Следующие три дня показались Жану де Герселю невыносимо длинными. Ему пришлось, как и всегда, сопровождать своего августейшего друга на выставки, на прием, в театры и в клубы. Эта обязанность, вызывавшая в других столько зависти, никогда еще до сих пор не казалась ему такой тяжелой. В то же время самыми тяжелыми часами были для него утренние, когда, благодаря лености эрцгерцога, он бывал свободен. Герсель просыпался спозаранку, охваченный нетерпением наконец-то получить письмо от Генриетты Дерэм. Но утренняя почта приходила без ожидаемого письма. И тогда, вплоть до завтрака время с противной мелочностью скупилось на каждую минуту. Герселю стоило бы только прибегнуть к тем же развлечениям, которыми он с таким успехом занялся в первое утро, но он не чувствовал к этому ни малейшего желания, он даже боялся их. Беспокоясь теперь относительно чувств отсутствующей, он с каким-то особым любовным суеверием думал, что принесет себе несчастье, если уделит хоть малейшую ласку посторонней женщине. Таким образом, он соблюдал целомудрие, ожидая потребованного им письменного признания; если бы он получил его, то вероятно уже через час с облегченным сердцем призвал бы к себе хорошенькую Фуше-Дегар.
На четвертый день нетерпение графа возросло до такой степени, что он приказал Виктору не выходить из дома, и в случае, если придет письмо из Солоньи, немедленно уведомить его по телефону сначала в клуб, а потом в музей «Карнавалэ», куда эрцгерцогу вздумалось пойти после завтрака.
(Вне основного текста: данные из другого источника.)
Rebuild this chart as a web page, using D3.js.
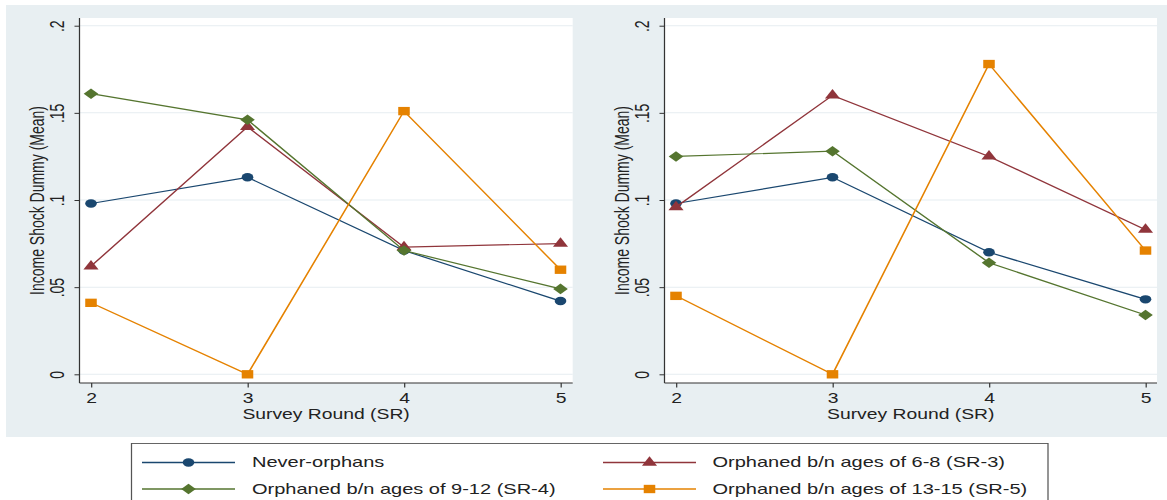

В клубе приглашенные принялись за сигары, как вдруг к Герселю подошел лакей и сказал, что его вызывают к телефону. Граф побежал туда и, оказалось, Виктор извещал его, что с часовой почтой пришел пакет из Солоньи – объемистое заказное письмо. Он прибавил, что расписался в получении, предусмотрительно думая, что граф извинит его.
Герсель вернулся к столу в то время, когда эрцгерцог уже поднимался, и попросил разрешения уйти домой по весьма экстренному делу, обещая встреться со всем обществом прямо в «Карнавалэ». Через десять минут он сидел один в своей кабинете – двери которого собственноручно запер, предупредив, чтобы его ни под каким предлогом не беспокоили – и разламывал печать объемистого пакета, из которого вытащил тетрадь в голубой обложке, исписанную знакомым, сжатым почерком и надушенную легким запахом фиалок. И этот жрец любви, который с беззаботным мастерством провел сотни приключений в свете, был так взволнован прикосновением, видом этой бумаги, что некоторое время не мог разобрать первые строки, несмотря на то, что они были так отчетливы, словно напечатанные.
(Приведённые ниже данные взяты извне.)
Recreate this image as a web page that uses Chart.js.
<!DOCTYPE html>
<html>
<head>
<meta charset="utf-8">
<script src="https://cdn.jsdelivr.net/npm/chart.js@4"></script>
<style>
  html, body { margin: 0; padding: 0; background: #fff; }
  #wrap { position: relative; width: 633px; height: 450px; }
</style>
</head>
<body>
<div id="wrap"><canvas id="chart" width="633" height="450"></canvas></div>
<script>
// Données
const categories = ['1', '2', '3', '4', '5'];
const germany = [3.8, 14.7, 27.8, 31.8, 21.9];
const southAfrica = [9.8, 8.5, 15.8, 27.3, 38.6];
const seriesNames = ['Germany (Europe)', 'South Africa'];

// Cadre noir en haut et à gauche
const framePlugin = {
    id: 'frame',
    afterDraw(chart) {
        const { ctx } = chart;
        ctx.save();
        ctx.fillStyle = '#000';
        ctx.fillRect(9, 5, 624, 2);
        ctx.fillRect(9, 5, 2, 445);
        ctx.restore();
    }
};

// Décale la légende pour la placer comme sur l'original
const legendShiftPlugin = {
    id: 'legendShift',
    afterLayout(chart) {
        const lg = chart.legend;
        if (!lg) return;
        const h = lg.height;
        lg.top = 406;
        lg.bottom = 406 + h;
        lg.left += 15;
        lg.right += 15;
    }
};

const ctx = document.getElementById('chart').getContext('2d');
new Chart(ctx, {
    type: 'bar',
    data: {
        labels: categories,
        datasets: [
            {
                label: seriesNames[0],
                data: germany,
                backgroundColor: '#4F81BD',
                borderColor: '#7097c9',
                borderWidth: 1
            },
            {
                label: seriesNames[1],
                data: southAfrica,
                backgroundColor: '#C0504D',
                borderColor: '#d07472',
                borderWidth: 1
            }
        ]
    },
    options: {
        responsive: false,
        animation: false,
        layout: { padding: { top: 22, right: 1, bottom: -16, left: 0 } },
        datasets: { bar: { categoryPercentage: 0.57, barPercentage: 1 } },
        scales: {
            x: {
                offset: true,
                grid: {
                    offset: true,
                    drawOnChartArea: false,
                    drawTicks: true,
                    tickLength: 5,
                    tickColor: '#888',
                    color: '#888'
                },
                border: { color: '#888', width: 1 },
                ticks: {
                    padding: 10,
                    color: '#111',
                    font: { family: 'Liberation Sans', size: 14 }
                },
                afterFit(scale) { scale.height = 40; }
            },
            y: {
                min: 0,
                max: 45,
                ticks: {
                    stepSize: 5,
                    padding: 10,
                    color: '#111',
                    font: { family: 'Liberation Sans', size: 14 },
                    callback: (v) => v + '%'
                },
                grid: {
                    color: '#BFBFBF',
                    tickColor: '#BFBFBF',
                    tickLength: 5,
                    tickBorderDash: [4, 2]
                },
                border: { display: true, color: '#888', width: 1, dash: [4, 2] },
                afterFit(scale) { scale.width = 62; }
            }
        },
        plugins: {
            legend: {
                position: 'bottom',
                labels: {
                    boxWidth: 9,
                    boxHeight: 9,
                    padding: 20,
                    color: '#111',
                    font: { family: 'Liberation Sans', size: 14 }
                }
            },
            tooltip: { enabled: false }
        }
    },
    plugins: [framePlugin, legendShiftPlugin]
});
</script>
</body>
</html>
В конце концов, он прочел следующее:
Не обвиняйте меня ни в небрежности, ни в забывчивости. То, что Вы прочтете – если только у Вас хватит терпения прочесть до конца, – убедит Вас, я думаю, в истине, которую Вы вероятно уже подозреваете, что не было минуты, когда бы я не думала о Вас. Вы поймете, почему я не написала Вам в день отъезда, ни на следующий день, и почему, когда я, наконец, решилась писать Вам, непредвиденный случай удержал мою руку… Я переписываю для Вас листки своего дневника со времени нашей последней встречи, не изменяя ни слова, не стараясь выправлять фразы чтобы сделать их красноречивыми и литературными. И я описываю свою жизнь в той же монотонности, в какой она и проходит: не считайте этого странным, мне кажется, что это помогает перенести эту низменную жизнь.
Таким образом, мое сердце и мысли будут Вам открыты и, клянусь Вам, что, прочитав это, Вы будете знать обо мне столько же, сколько я знаю сама.
Соберемся с мыслями. В моей жизни произошло нечто восхитительное и страшное. Жан знает, что в течение многих лет он занимает все мои мысли. Я подло открылась ему, и я первая подло протянула ему свои губы… И теперь я настолько стыжусь этого, что, кажется, не в силах буду вынести встречу с ним днем. Но я счастлива, невыразимо счастлива. Все, что только было во мне гордого и энергичного, смирилось, побеждено, и я счастлива. Я открыла, что я – такая же женщина, как и все, что и у меня есть и нервы, и чувства. И я счастлива… Потому что сложила к его ногам больше гордости, больше ума, больше чистоты, чем большинство всех женщин.
Я думала, что проведу бессонную ночь, и желала бессонницы. Но наоборот, я проспала тяжелым сном, без сновидений, без мысли. И еще раз тело сделало со мной то, что хотело. О, какой мираж желать выйти из-под его власти, повелевать им, жить разумом! Когда ему заблагорассудится, тело грубо напоминает нам, что оно – властелин!